By the way, I too am confused about the origin of the number of units that will be delivered this year down at 10,000 with a demand for 15,000 units as declared by our avian friend. DAMAC alone for example had already delivered 4,072 units by the end of September. Tameer have 692 close in Elite Residence, Deyaar started handing over 595 in April with other buildings due this year, Nakheel 1,663 at International City, 335 at Masakin Al Furjan, Dubai Properties phase 2 of The Villas and all their built-to-lease the list goes on!
AB is the most negative of the digital media in UAE, with regards to Dubai real estate. Even the regular contributing commentators, (it appears to the casual reader), have nothing good to say about Dubai.
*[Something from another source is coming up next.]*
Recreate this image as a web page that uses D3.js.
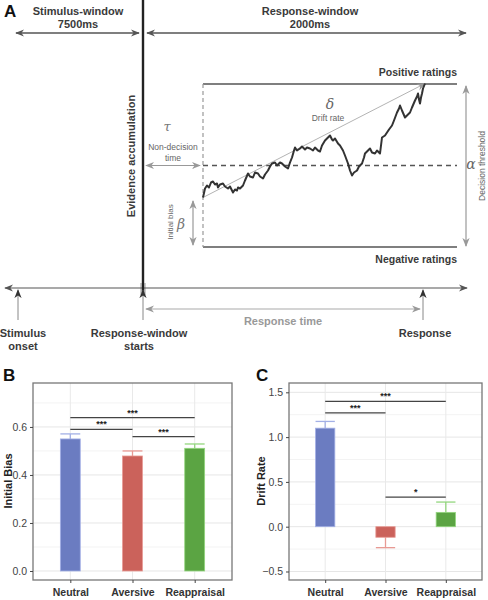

You wonder what is the motivation?
The real estate investment is not bad with a tax free return of 6 to 10% rental returns( equivalent to 10% to 14% in the UK or US), plus some potential for slight capital gains'
Quite good for nowadays.
After all , Emaar delivered very succefull projects, and all Dubai residence are proud to live their , and Mr Abbar was behind that,
So we can trust that he knows what he is talking about
Dubai Acedemic where is this 6-10% return.
I am looking for it.
I see rents in the Tiara at approx 100 per sq ft.
That results in 80 net. for 6% - 10 % I would pay approx 800 - 1300 I see the prices are above 1400.
If we take the average of 8% that would value the property at 1000 per sq ft. which means they are still 30% overvalued.
If rents do decline further....then the overvaluation is even higher still.
As I said..I do want to buy...but I see a mismatch..
I dont understand what real estate people want other than making easy millions in 1 month and go back to their countries. Despite 30-50% drop from 2008, prices are still VERY high in Dubai. 1 bedroom in greens is no less than 65-75k, 20,000$. That's more than LA or Milan or top global cities. Please dont compare to London like many silly people who dont know the real world do. That's totally different! A small isolated 3bed villa in Springs is no less than 3500$ a mont (AED 135,000 per annum). I want to move there and i am checking Dubizzle right now)!!!! Even Shorooq in Mirdiff deep inside the desert is no less than 20,000$PA for a small 2-bed right above the noisy runway of a very busy airport!!! Everybody realizes extremely well that Dubai is indispensable by regional standards and tax free high stabdard of living by global standards and this is more than enough to make Dubai sustainable and high prices! In fact, prices should DROP 30%
If you go through it carefully Mr Alabbar is actually very positive about the Dubai economy .
The one statement wherein he talks about "challenging environment for 2 or 3 years" in fact relates to the construction industry, builders and developers; and not to sales of homes in the secondary market.
Which is actually very good for home prices as future supply dwindles but population continues to increase 5% p.a with rising economic growth.